A writer whose observational faculties were honed during
her ten-year search for self, Jill is now able to articulate
with tremendous clarity what the experience of amnesia
was like. “I’d wake up in the morning and
have no idea of what I was waking up to see,”
she says, “I’d go out on the street and
turn around and have no idea how I was going to get
home again.” In a hilarious moment, Jill, whose
father Dore Schary was the head of MGM Studios in the
1950s, recalls seeing Robert Redford at a party and
recognizing him as neither the close family friend that
he was, nor as an internationally known celebrity. In
Jill’s case, absence ultimately led to a greater
sense of presence.
Donald Davis’ life has been in many ways unrelentingly
defined by memory. Growing up in the southern Appalachian
Mountains on land that has been in his family since
1781, Donald remembers a world before television when
the family’s entertainment was the spoken word,
with Uncle Frank, a man “who talked in stories,”
as master storyteller. Uncle Frank taught Donald that
“storytellers are the ambassadors of memory,”
whose role is to fill listeners in on events or people
from the past who can still lend meaning to the present.
“Storytelling tells you where you are on this
earth right now,” Donald says, “Here’s
the tradition you come from, here’s how you got
to be who you are. What’s valuable about it is
that you can then take that information and go on from
there.”
The filmmakers visit Donald on Ocracoke Island, where
he now lives with about 500 other year-rounders who
pass the slow winters in informal storytelling sessions
gathered in living rooms and around kitchen tables.
It is an extraordinary group exercise in remembering.
Donald’s memory is finely honed, as he effortlessly
calls on a huge repertoire of intricate memories of
his own and Appalachia’s histories. The filmmaker
also follows Donald to storytelling festivals and workshops
around the country, where he is a star in the storytelling-as-performance
trend that has grown over the past ten years. At workshops,
Donald leads memory and storytelling exercises with
people of all ages and backgrounds, showing them how
to be make art of their own pasts through storytelling.
Donald’s words awaken memories in his listeners
– a childhood swing set, a first bicycle, a sense
of home…
“I loved swinging.
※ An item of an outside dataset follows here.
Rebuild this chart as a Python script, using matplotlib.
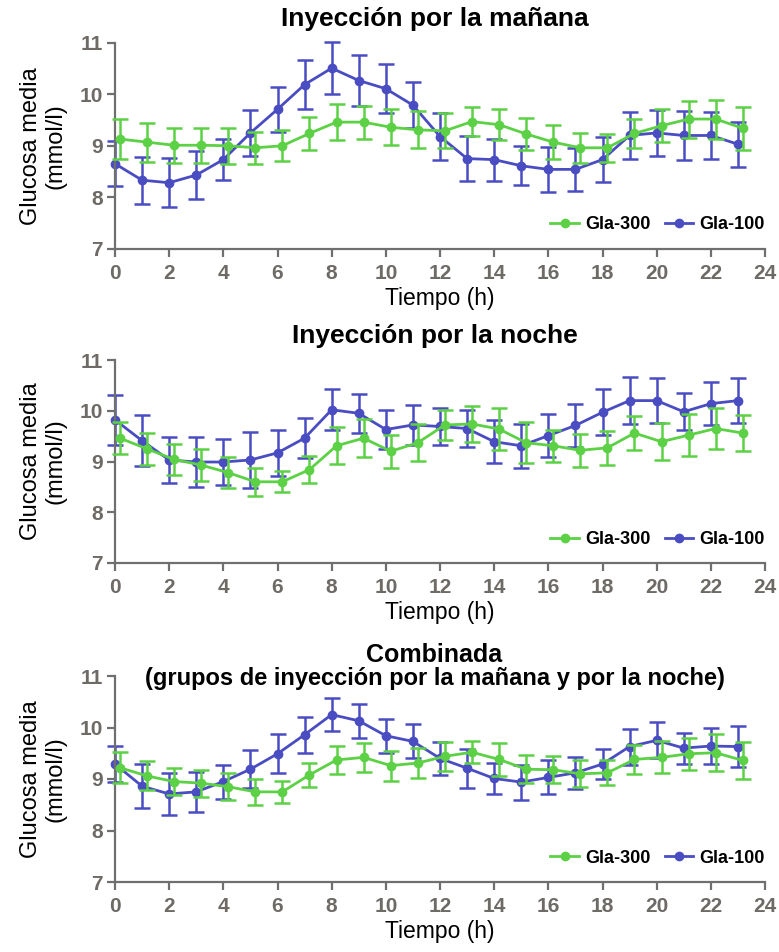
import matplotlib
matplotlib.use("Agg")
import matplotlib.pyplot as plt
from matplotlib.lines import Line2D
import numpy as np

plt.rcParams['font.family'] = ['Liberation Sans', 'DejaVu Sans']

hours = list(range(24))

# Inyección por la mañana
m_g300 = [9.13, 9.07, 9.01, 9.01, 9.00, 8.96, 9.00, 9.24, 9.46, 9.46, 9.36, 9.31,
          9.29, 9.47, 9.41, 9.23, 9.07, 8.96, 8.96, 9.24, 9.39, 9.52, 9.52, 9.34]
m_g300_err = [0.39, 0.38, 0.34, 0.34, 0.35, 0.31, 0.30, 0.32, 0.35, 0.32, 0.35, 0.36,
              0.34, 0.28, 0.30, 0.31, 0.33, 0.29, 0.27, 0.28, 0.32, 0.36, 0.38, 0.42]
m_g100 = [8.65, 8.33, 8.28, 8.43, 8.73, 9.25, 9.71, 10.19, 10.51, 10.27, 10.11, 9.79,
          9.18, 8.75, 8.73, 8.61, 8.54, 8.54, 8.73, 9.20, 9.25, 9.20, 9.20, 9.03]
m_g100_err = [0.44, 0.46, 0.48, 0.46, 0.40, 0.44, 0.44, 0.48, 0.50, 0.50, 0.48, 0.45,
              0.46, 0.44, 0.41, 0.38, 0.44, 0.42, 0.44, 0.46, 0.45, 0.48, 0.46, 0.44]

# Inyección por la noche
n_g300 = [9.46, 9.25, 9.04, 8.93, 8.78, 8.60, 8.60, 8.84, 9.31, 9.46, 9.20, 9.37,
          9.72, 9.74, 9.64, 9.37, 9.31, 9.22, 9.27, 9.56, 9.39, 9.52, 9.65, 9.56]
n_g300_err = [0.31, 0.32, 0.31, 0.32, 0.31, 0.27, 0.21, 0.26, 0.36, 0.37, 0.32, 0.36,
              0.29, 0.35, 0.42, 0.40, 0.31, 0.32, 0.33, 0.33, 0.37, 0.42, 0.41, 0.36]
n_g100 = [9.82, 9.41, 9.03, 8.99, 8.99, 9.03, 9.17, 9.46, 10.02, 9.95, 9.63, 9.72,
          9.69, 9.65, 9.39, 9.31, 9.51, 9.71, 9.97, 10.20, 10.20, 9.98, 10.14, 10.20]
n_g100_err = [0.50, 0.50, 0.45, 0.49, 0.45, 0.55, 0.45, 0.40, 0.40, 0.38, 0.38, 0.39,
              0.36, 0.36, 0.42, 0.43, 0.43, 0.42, 0.45, 0.47, 0.45, 0.36, 0.43, 0.44]

# Combinada
c_g300 = [9.22, 9.06, 8.95, 8.92, 8.85, 8.75, 8.75, 9.08, 9.37, 9.42, 9.26, 9.31,
          9.44, 9.52, 9.38, 9.19, 9.18, 9.10, 9.12, 9.38, 9.42, 9.49, 9.51, 9.36]
c_g300_err = [0.30, 0.28, 0.26, 0.26, 0.26, 0.25, 0.21, 0.23, 0.27, 0.28, 0.29, 0.29,
              0.28, 0.21, 0.32, 0.27, 0.26, 0.26, 0.24, 0.28, 0.31, 0.31, 0.36, 0.36]
c_g100 = [9.29, 8.86, 8.71, 8.75, 8.95, 9.19, 9.49, 9.86, 10.25, 10.13, 9.84, 9.73,
          9.40, 9.21, 9.01, 8.94, 9.03, 9.12, 9.29, 9.63, 9.75, 9.60, 9.64, 9.63]
c_g100_err = [0.35, 0.43, 0.40, 0.39, 0.33, 0.37, 0.38, 0.35, 0.32, 0.33, 0.33, 0.33,
              0.32, 0.38, 0.30, 0.34, 0.33, 0.31, 0.29, 0.35, 0.35, 0.30, 0.35, 0.40]

panels = [
    ("Inyección por la mañana", None, m_g300, m_g300_err, m_g100, m_g100_err),
    ("Inyección por la noche", None, n_g300, n_g300_err, n_g100, n_g100_err),
    ("Combinada", "(grupos de inyección por la mañana y por la noche)",
     c_g300, c_g300_err, c_g100, c_g100_err),
]

green = '#5cd145'
blue = '#4a4cc2'
axcol = '#6f6f6f'
tickcol = '#6e6a66'

fig = plt.figure(figsize=(7.79, 9.52), dpi=100)
W, H = 779.0, 952.0
boxes = [(43, 248.5), (360, 563), (676, 882)]
x0, x1 = 115, 765

for (title, sub, g3, g3e, g1, g1e), (top, bot) in zip(panels, boxes):
    ax = fig.add_axes([x0 / W, 1 - bot / H, (x1 - x0) / W, (bot - top) / H])
    xg = np.array(hours) + 0.18
    xb = np.array(hours)
    ax.errorbar(xg, g3, yerr=g3e, color=green, lw=2.0, marker='o', ms=6,
                elinewidth=1.8, capsize=6, capthick=1.8, clip_on=False,
                zorder=3)
    ax.errorbar(xb, g1, yerr=g1e, color=blue, lw=2.0, marker='o', ms=6,
                elinewidth=1.8, capsize=6, capthick=1.8, clip_on=False,
                zorder=2)

    ax.set_xlim(0, 24)
    ax.set_ylim(7, 11)
    ax.set_xticks(range(0, 25, 2))
    ax.set_yticks(range(7, 12))
    for s in ['top', 'right']:
        ax.spines[s].set_visible(False)
    for s in ['left', 'bottom']:
        ax.spines[s].set_color(axcol)
        ax.spines[s].set_linewidth(1.6)
    ax.tick_params(direction='out', length=6, width=1.6, color=axcol,
                   labelcolor=tickcol, labelsize=15, pad=3)
    ax.tick_params(axis='x', pad=5)
    for lab in ax.get_xticklabels() + ax.get_yticklabels():
        lab.set_fontweight('bold')

    ax.set_xlabel("Tiempo (h)", fontsize=16.5, labelpad=3)
    ax.set_ylabel("Glucosa media\n(mmol/l)", fontsize=17, linespacing=1.2)
    ax.yaxis.set_label_coords(-0.074, 0.5)

    cx = (x0 + x1) / 2 / W - 0.007
    if sub is None:
        fig.text(cx, 1 - (top - 24) / H, title, ha='center', va='center',
                 fontsize=19, fontweight='bold')
    else:
        fig.text(cx, 1 - (top - 21) / H, title, ha='center', va='center',
                 fontsize=18, fontweight='bold')
        fig.text(cx, 1 - (top + 3) / H, sub, ha='center', va='center',
                 fontsize=17, fontweight='bold')

    handles = [Line2D([], [], color=green, lw=2.0, marker='o', ms=6),
               Line2D([], [], color=blue, lw=2.0, marker='o', ms=6)]
    ax.legend(handles, ['Gla-300', 'Gla-100'], loc='center right',
              bbox_to_anchor=(1.01, 0.115), ncol=2, frameon=False,
              handlelength=1.6, handletextpad=0.3, columnspacing=0.8,
              borderaxespad=0, prop={'weight': 'bold', 'size': 13})

fig.savefig("out.png", dpi=100)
But most of all I loved
pushing my brother. I could really get him going and
when he’d go waaay out, the legs on the back
of the swing would kind of come off the ground a little
bit. And then he’d come way back this way and
the legs on the front would kind of come off the ground
a little bit. And I’d really get him going back
and forth and back and forth and the swing would kind
of start walking back and forth and because our front
yard went down hill- the swing would come right down
through the yard. My daddy’d get home and say
how’d the swing set get down here? He’d
pull it back up and we’d start again.”
The filmmaker will work with Donald to visually explore
the images he creates with words. Images that represent
the range of possible visualizations prompted by his
stories (a swing set in the front yard, a first bike,
laundry snapping in the wind) will come alive using
a scratched, soft focus style and a Super 8 camera.
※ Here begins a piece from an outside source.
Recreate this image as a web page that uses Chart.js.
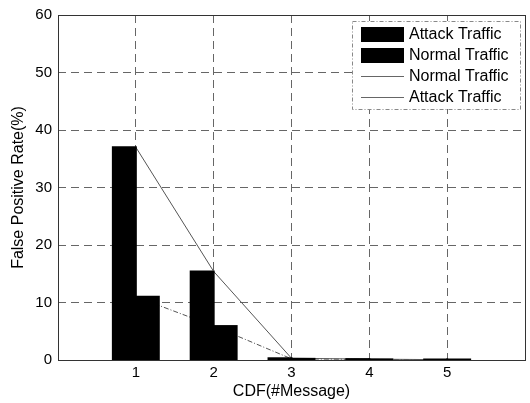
<!DOCTYPE html>
<html>
<head>
<meta charset="utf-8">
<script src="https://cdn.jsdelivr.net/npm/chart.js@4/dist/chart.umd.min.js"></script>
<style>
html,body{margin:0;padding:0;background:#fff;}
canvas{display:block;}
</style>
</head>
<body>
<canvas id="c" width="530" height="403"></canvas>
<script>
const categories = [1, 2, 3, 4, 5];
const attackBars = [37, 15.4, 0.3, 0.15, 0.05];
const normalBars = [11, 5.9, 0.2, 0.1, 0.03];
const attackLine = [37, 15.4, 0.3, 0.15, 0.05];
const normalLine = [11, 5.9, 0.2, 0.1, 0.03];
const xTicks = [1, 2, 3, 4, 5];
const yTicks = [0, 10, 20, 30, 40, 50, 60];
const legendLabels = ['Attack Traffic', 'Normal Traffic', 'Normal Traffic', 'Attack Traffic'];

const FONT = "'Liberation Sans', Arial, Helvetica, sans-serif";
const toXY = arr => categories.map((c, i) => ({x: c, y: arr[i]}));

const framePlugin = {
  id: 'frame',
  afterDatasetsDraw(chart) {
    const {ctx, chartArea: a} = chart;
    ctx.save();
    ctx.strokeStyle = '#333';
    ctx.lineWidth = 1;
    ctx.setLineDash([]);
    ctx.strokeRect(Math.round(a.left) + 0.5, Math.round(a.top) + 0.5,
                   Math.round(a.right - a.left), Math.round(a.bottom - a.top));
    ctx.restore();
  }
};

const legendPlugin = {
  id: 'customLegend',
  afterDraw(chart) {
    const ctx = chart.ctx;
    const x0 = 352, y0 = 21, w = 168, h = 88;
    ctx.save();
    ctx.fillStyle = '#fff';
    ctx.fillRect(x0, y0, w, h);
    ctx.strokeStyle = '#888';
    ctx.lineWidth = 1;
    ctx.setLineDash([4, 2, 1, 2]);
    ctx.strokeRect(x0 + 0.5, y0 + 0.5, w, h);
    ctx.setLineDash([]);
    const rows = [34, 55, 76, 97];
    ctx.font = '16px ' + FONT;
    ctx.textBaseline = 'middle';
    ctx.textAlign = 'left';
    rows.forEach((yc, i) => {
      if (i < 2) {
        ctx.fillStyle = '#000';
        ctx.fillRect(361, yc - 7, 43, 15);
      } else {
        ctx.strokeStyle = '#666';
        ctx.lineWidth = 1;
        ctx.beginPath();
        ctx.moveTo(361, yc + 0.5);
        ctx.lineTo(404, yc + 0.5);
        ctx.stroke();
      }
      ctx.fillStyle = '#000';
      ctx.fillText(legendLabels[i], 409, yc + 1);
    });
    ctx.restore();
  }
};

new Chart(document.getElementById('c'), {
  type: 'bar',
  data: {
    datasets: [
      {type: 'bar', label: 'Attack Traffic', data: toXY(attackBars), backgroundColor: '#000', borderWidth: 0, order: 0,
       categoryPercentage: 0.59, barPercentage: 1.0, inflateAmount: 1},
      {type: 'bar', label: 'Normal Traffic', data: toXY(normalBars), backgroundColor: '#000', borderWidth: 0, order: 0,
       categoryPercentage: 0.59, barPercentage: 1.0, inflateAmount: 1},
      {type: 'line', label: 'Normal Traffic', data: toXY(normalLine), borderColor: '#555', borderWidth: 1,
       borderDash: [5, 2, 1, 2], pointRadius: 0, fill: false, tension: 0, order: 1},
      {type: 'line', label: 'Attack Traffic', data: toXY(attackLine), borderColor: '#555', borderWidth: 1,
       pointRadius: 0, fill: false, tension: 0, order: 1}
    ]
  },
  options: {
    responsive: false,
    animation: false,
    devicePixelRatio: 1,
    layout: {padding: {left: 0, top: 14, right: 5, bottom: 0}},
    plugins: {legend: {display: false}, tooltip: {enabled: false}},
    scales: {
      x: {
        type: 'linear',
        min: 0, max: 6,
        offset: false,
        afterBuildTicks(scale) { scale.ticks = xTicks.map(v => ({value: v})); },
        afterFit(scale) { scale.height = 43; },
        grid: {color: '#666', lineWidth: 1, drawTicks: false, offset: false},
        border: {display: false, dash: [8, 5]},
        ticks: {color: '#000', font: {family: FONT, size: 15}, padding: 4, maxRotation: 0},
        title: {display: true, text: 'CDF(#Message)', color: '#000', font: {family: FONT, size: 16},
                padding: {top: 0, bottom: 2}}
      },
      y: {
        type: 'linear',
        min: 0, max: 60,
        afterBuildTicks(scale) { scale.ticks = yTicks.map(v => ({value: v})); },
        afterFit(scale) { scale.width = 58; },
        grid: {color: '#666', lineWidth: 1, drawTicks: false},
        border: {display: false, dash: [8, 5]},
        ticks: {color: '#000', font: {family: FONT, size: 15}, padding: 6},
        title: {display: true, text: 'False Positive Rate(%)', color: '#000', font: {family: FONT, size: 16},
                padding: {top: 9, bottom: 0}}
      }
    }
  },
  plugins: [framePlugin, legendPlugin]
});
</script>
</body>
</html>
Donald has what Jill is seeking… a deep connection
to his past that informs who he is. By contrasting and
interweaving Donald’s life as a storyteller with
Jill’s struggle to remember, Forget Me
Nots is seeking to highlight the importance
of the stories and memories that are in each of us and
strengthen our connection to our own memories and the
stories of our lives. The stylized sequences in 16mm
and Super 8 creatively visualize and evoke the color
and shape of memory, tied to key moments in Jill’s
and Donald’s stories. This enables the filmmaker
to illustrate the contrasts between memory and “real
life”, and also to use the expandable medium of
film to express both the vivid, “hyper-real”
qualities of memory, and, at the same time, its ephemerality.